How Do You Troubleshoot Production or Consumption Issues with the Sarama Go Cluster Client?
Currently, the sarama cluster is no longer maintained and has multiple known defects. In the underlying consumer client code, PartitionConsumer calls FetchRequest to unpack FetchResponse. However, the sarama cluster implementation does not follow the standard protocol, resulting in a defect where even when the server returns complete metadata, the client may parse incomplete metadata. This can cause production or consumption failures, with the error characteristic: response did not contain all the expected topic/partition blocks.
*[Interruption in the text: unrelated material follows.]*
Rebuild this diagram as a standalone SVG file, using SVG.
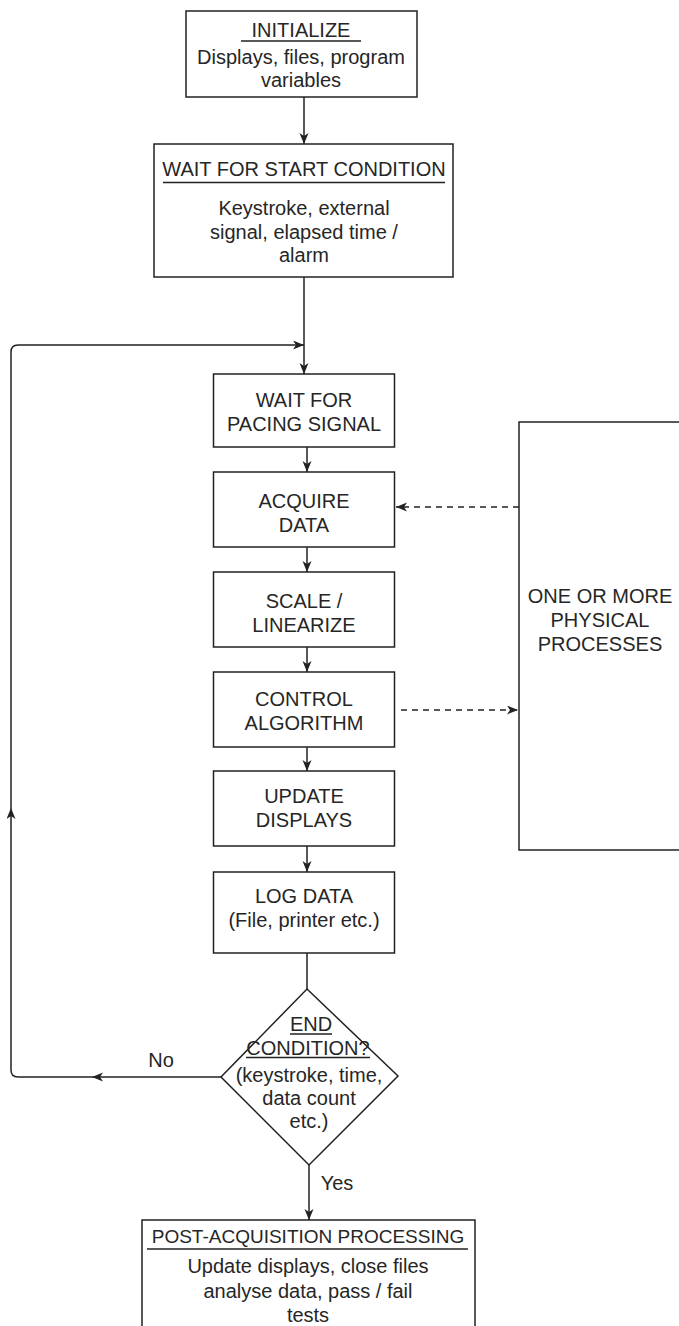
<svg xmlns="http://www.w3.org/2000/svg" width="679" height="1326" viewBox="0 0 679 1326">
<style>
  .box { fill: #ffffff; stroke: #222222; stroke-width: 1.5; }
  .t { font-family: "Liberation Sans", Arial, sans-serif; font-size: 20px; fill: #262626; text-anchor: middle; }
  .s { font-size: 19px; }
  .ul { stroke: #222222; stroke-width: 1.3; }
  .c { fill: none; stroke: #222222; stroke-width: 1.5; }
  .d { fill: none; stroke: #222222; stroke-width: 1.5; stroke-dasharray: 6 5; }
</style>
<defs>
  <marker id="ah" markerUnits="userSpaceOnUse" markerWidth="12" markerHeight="10" refX="11" refY="4.5" orient="auto">
    <path d="M0,0 L11,4.5 L0,9 L3,4.5 Z" fill="#222222"/>
  </marker>
</defs>
<rect x="0" y="0" width="679" height="1326" fill="#ffffff"/>

<g id="connectors">
  <path class="c" d="M304,97 L304,144" marker-end="url(#ah)"/>
  <path class="c" d="M304,277 L304,374" marker-end="url(#ah)"/>
  <path class="c" d="M307,447 L307,472" marker-end="url(#ah)"/>
  <path class="c" d="M307,547 L307,572" marker-end="url(#ah)"/>
  <path class="c" d="M307,647 L307,672" marker-end="url(#ah)"/>
  <path class="c" d="M307,747 L307,771" marker-end="url(#ah)"/>
  <path class="c" d="M307,846 L307,872" marker-end="url(#ah)"/>
  <path class="c" d="M307,953 L307,989"/>
  <path class="c" d="M309,1165 L309,1220" marker-end="url(#ah)"/>
  <path class="c" d="M221,1077 L92,1077" marker-end="url(#ah)"/>
  <path class="c" d="M92,1077 L18,1077 Q11,1077 11,1070 L11,808" marker-end="url(#ah)"/>
  <path class="c" d="M11,808 L11,352 Q11,345 18,345 L304,345" marker-end="url(#ah)"/>
  <path class="d" d="M519,507 L396,507" marker-end="url(#ah)"/>
  <path class="d" d="M401,710 L518,710" marker-end="url(#ah)"/>
  <text class="t" x="161" y="1067">No</text>
  <text class="t" x="337" y="1190">Yes</text>
</g>

<g id="initialize">
  <rect class="box" x="186" y="11" width="231" height="86"/>
  <text class="t" x="301" y="37">INITIALIZE</text>
  <line class="ul" x1="241" y1="41" x2="361" y2="41"/>
  <text class="t" x="301" y="64">Displays, files, program</text>
  <text class="t" x="301" y="87">variables</text>
</g>

<g id="wait-start">
  <rect class="box" x="154" y="144" width="299" height="133"/>
  <text class="t" x="304" y="176">WAIT FOR START CONDITION</text>
  <line class="ul" x1="163" y1="182.5" x2="445" y2="182.5"/>
  <text class="t" x="304" y="215">Keystroke, external</text>
  <text class="t" x="304" y="239">signal, elapsed time /</text>
  <text class="t" x="304" y="262">alarm</text>
</g>

<g id="wait-pacing">
  <rect class="box" x="213.5" y="374" width="181" height="73"/>
  <text class="t" x="304" y="407">WAIT FOR</text>
  <text class="t" x="304" y="431">PACING SIGNAL</text>
</g>

<g id="acquire">
  <rect class="box" x="213.5" y="472" width="181" height="75"/>
  <text class="t" x="304" y="508">ACQUIRE</text>
  <text class="t" x="304" y="532">DATA</text>
</g>

<g id="scale">
  <rect class="box" x="213.5" y="572" width="181" height="75"/>
  <text class="t" x="304" y="608">SCALE /</text>
  <text class="t" x="304" y="632">LINEARIZE</text>
</g>

<g id="control">
  <rect class="box" x="213.5" y="672" width="181" height="75"/>
  <text class="t" x="304" y="706">CONTROL</text>
  <text class="t" x="304" y="730">ALGORITHM</text>
</g>

<g id="update">
  <rect class="box" x="213.5" y="771" width="181" height="75"/>
  <text class="t" x="304" y="803">UPDATE</text>
  <text class="t" x="304" y="827">DISPLAYS</text>
</g>

<g id="log">
  <rect class="box" x="213.5" y="872" width="181" height="81"/>
  <text class="t" x="304" y="903">LOG DATA</text>
  <text class="t" x="304" y="927">(File, printer etc.)</text>
</g>

<g id="end-condition">
  <polygon class="box" points="307,989 398,1076 309,1165 221,1077"/>
  <text class="t" x="311" y="1031">END</text>
  <line class="ul" x1="290" y1="1034" x2="332" y2="1034"/>
  <text class="t" x="308" y="1055">CONDITION?</text>
  <line class="ul" x1="246" y1="1057.5" x2="370" y2="1057.5"/>
  <text class="t" x="309" y="1082">(keystroke, time,</text>
  <text class="t" x="309" y="1105">data count</text>
  <text class="t" x="309" y="1128">etc.)</text>
</g>

<g id="physical">
  <rect class="box" x="519" y="422" width="162" height="428"/>
  <text class="t" x="600" y="603">ONE OR MORE</text>
  <text class="t" x="600" y="627">PHYSICAL</text>
  <text class="t" x="600" y="651">PROCESSES</text>
</g>

<g id="post">
  <rect class="box" x="142" y="1220" width="333" height="130"/>
  <text class="t s" x="308" y="1243">POST-ACQUISITION PROCESSING</text>
  <line class="ul" x1="147" y1="1249" x2="468" y2="1249"/>
  <text class="t" x="308" y="1273">Update displays, close files</text>
  <text class="t" x="308" y="1298">analyse data, pass / fail</text>
  <text class="t" x="308" y="1322">tests</text>
</g>
</svg>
Specific scenario examples:
During the specification adjustment of a customer's instance, the addition of nodes triggers client metadata updates. If the metadata returns test's three partitions and a's two partitions in the sequence test-0, a-0, test-1, a-1, test-2, although the broker returns complete metadata, there is a probability of disordered sequence. When parsing this metadata, the sarama cluster client may interpret incomplete metadata (for example, it can only parse a-1 and test-2), triggering the aforementioned error where the response did not contain all expected partition metadata, ultimately causing production or consumption failures.
In this scenario, clients implementing the standard protocol (such as Java and confluent go) do not encounter this issue. Therefore, before performing a specification adjustment, it is recommended that customers check whether they are using this client, as specification adjustments frequently trigger metadata updates. If they are, it is strongly recommended to upgrade to the confluent go client before performing the specification adjustment. If upgrading is not possible, restarting the client immediately after the issue occurs may restore normal operation.